**GIVEN TASK**: Make an exact copy of the data below, leaving out every picture.
++++++
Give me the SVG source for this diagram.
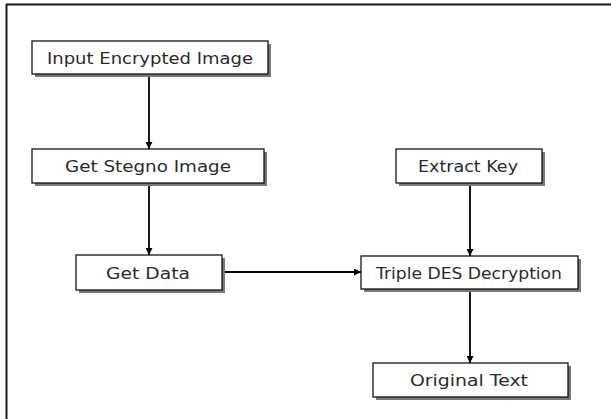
<svg xmlns="http://www.w3.org/2000/svg" width="611" height="419" viewBox="0 0 611 419">
  <style>
    .box { fill: #ffffff; stroke: #000000; stroke-width: 1.2; }
    .shadow { fill: #7a7a7a; }
    .lbl { font-family: "DejaVu Sans", "Liberation Sans", sans-serif; font-size: 16.5px; fill: #2a2a2a; text-anchor: middle; }
    .wire { stroke: #000000; stroke-width: 1.8; fill: none; marker-end: url(#arrow); }
  </style>
  <defs>
    <marker id="arrow" viewBox="0 0 10 10" refX="10" refY="5" markerWidth="7" markerHeight="7" markerUnits="userSpaceOnUse" orient="auto">
      <path d="M0,0 L10,5 L0,10 z" fill="#000000"/>
    </marker>
  </defs>
  <rect width="611" height="419" fill="#ffffff"/>

  <!-- outer frame: only top and left edges are visible -->
  <g id="frame">
    <line x1="6" y1="4.5" x2="611" y2="4.5" stroke="#1a1a1a" stroke-width="2"/>
    <line x1="6.5" y1="4" x2="6.5" y2="419" stroke="#1a1a1a" stroke-width="2"/>
  </g>

  <g id="connectors">
    <line class="wire" x1="149" y1="74" x2="149" y2="149"/>
    <line class="wire" x1="149" y1="183" x2="149" y2="255"/>
    <line class="wire" x1="222" y1="272" x2="361" y2="272"/>
    <line class="wire" x1="470" y1="183" x2="470" y2="256"/>
    <line class="wire" x1="470" y1="289" x2="470" y2="363"/>
  </g>

  <g id="input-encrypted-image">
    <rect class="shadow" x="35" y="44" width="236" height="33"/>
    <rect class="box" x="32" y="41" width="236" height="33"/>
    <text class="lbl" x="150" y="63.5" textLength="206" lengthAdjust="spacingAndGlyphs">Input Encrypted Image</text>
  </g>

  <g id="get-stegno-image">
    <rect class="shadow" x="35" y="152" width="232" height="34"/>
    <rect class="box" x="32" y="149" width="232" height="34"/>
    <text class="lbl" x="148" y="171.5" textLength="166" lengthAdjust="spacingAndGlyphs">Get Stegno Image</text>
  </g>

  <g id="get-data">
    <rect class="shadow" x="79" y="258" width="146" height="35"/>
    <rect class="box" x="76" y="255" width="146" height="35"/>
    <text class="lbl" x="148" y="278.5" textLength="84" lengthAdjust="spacingAndGlyphs">Get Data</text>
  </g>

  <g id="extract-key">
    <rect class="shadow" x="399" y="152" width="146" height="34"/>
    <rect class="box" x="396" y="149" width="146" height="34"/>
    <text class="lbl" x="468" y="171.5" textLength="100" lengthAdjust="spacingAndGlyphs">Extract Key</text>
  </g>

  <g id="triple-des-decryption">
    <rect class="shadow" x="364" y="259" width="217" height="33"/>
    <rect class="box" x="361" y="256" width="217" height="33"/>
    <text class="lbl" x="469" y="278.5" textLength="186" lengthAdjust="spacingAndGlyphs">Triple DES Decryption</text>
  </g>

  <g id="original-text">
    <rect class="shadow" x="376" y="366" width="195" height="34"/>
    <rect class="box" x="373" y="363" width="195" height="34"/>
    <text class="lbl" x="469" y="385.5" textLength="118" lengthAdjust="spacingAndGlyphs">Original Text</text>
  </g>
</svg>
++++++
**RESULT OF THE EXERCISE**:
Give me the SVG source for this diagram.
<svg xmlns="http://www.w3.org/2000/svg" width="611" height="419" viewBox="0 0 611 419">
  <style>
    .box { fill: #ffffff; stroke: #000000; stroke-width: 1.2; }
    .shadow { fill: #7a7a7a; }
    .lbl { font-family: "DejaVu Sans", "Liberation Sans", sans-serif; font-size: 16.5px; fill: #2a2a2a; text-anchor: middle; }
    .wire { stroke: #000000; stroke-width: 1.8; fill: none; marker-end: url(#arrow); }
  </style>
  <defs>
    <marker id="arrow" viewBox="0 0 10 10" refX="10" refY="5" markerWidth="7" markerHeight="7" markerUnits="userSpaceOnUse" orient="auto">
      <path d="M0,0 L10,5 L0,10 z" fill="#000000"/>
    </marker>
  </defs>
  <rect width="611" height="419" fill="#ffffff"/>

  <!-- outer frame: only top and left edges are visible -->
  <g id="frame">
    <line x1="6" y1="4.5" x2="611" y2="4.5" stroke="#1a1a1a" stroke-width="2"/>
    <line x1="6.5" y1="4" x2="6.5" y2="419" stroke="#1a1a1a" stroke-width="2"/>
  </g>

  <g id="connectors">
    <line class="wire" x1="149" y1="74" x2="149" y2="149"/>
    <line class="wire" x1="149" y1="183" x2="149" y2="255"/>
    <line class="wire" x1="222" y1="272" x2="361" y2="272"/>
    <line class="wire" x1="470" y1="183" x2="470" y2="256"/>
    <line class="wire" x1="470" y1="289" x2="470" y2="363"/>
  </g>

  <g id="input-encrypted-image">
    <rect class="shadow" x="35" y="44" width="236" height="33"/>
    <rect class="box" x="32" y="41" width="236" height="33"/>
    <text class="lbl" x="150" y="63.5" textLength="206" lengthAdjust="spacingAndGlyphs">Input Encrypted Image</text>
  </g>

  <g id="get-stegno-image">
    <rect class="shadow" x="35" y="152" width="232" height="34"/>
    <rect class="box" x="32" y="149" width="232" height="34"/>
    <text class="lbl" x="148" y="171.5" textLength="166" lengthAdjust="spacingAndGlyphs">Get Stegno Image</text>
  </g>

  <g id="get-data">
    <rect class="shadow" x="79" y="258" width="146" height="35"/>
    <rect class="box" x="76" y="255" width="146" height="35"/>
    <text class="lbl" x="148" y="278.5" textLength="84" lengthAdjust="spacingAndGlyphs">Get Data</text>
  </g>

  <g id="extract-key">
    <rect class="shadow" x="399" y="152" width="146" height="34"/>
    <rect class="box" x="396" y="149" width="146" height="34"/>
    <text class="lbl" x="468" y="171.5" textLength="100" lengthAdjust="spacingAndGlyphs">Extract Key</text>
  </g>

  <g id="triple-des-decryption">
    <rect class="shadow" x="364" y="259" width="217" height="33"/>
    <rect class="box" x="361" y="256" width="217" height="33"/>
    <text class="lbl" x="469" y="278.5" textLength="186" lengthAdjust="spacingAndGlyphs">Triple DES Decryption</text>
  </g>

  <g id="original-text">
    <rect class="shadow" x="376" y="366" width="195" height="34"/>
    <rect class="box" x="373" y="363" width="195" height="34"/>
    <text class="lbl" x="469" y="385.5" textLength="118" lengthAdjust="spacingAndGlyphs">Original Text</text>
  </g>
</svg>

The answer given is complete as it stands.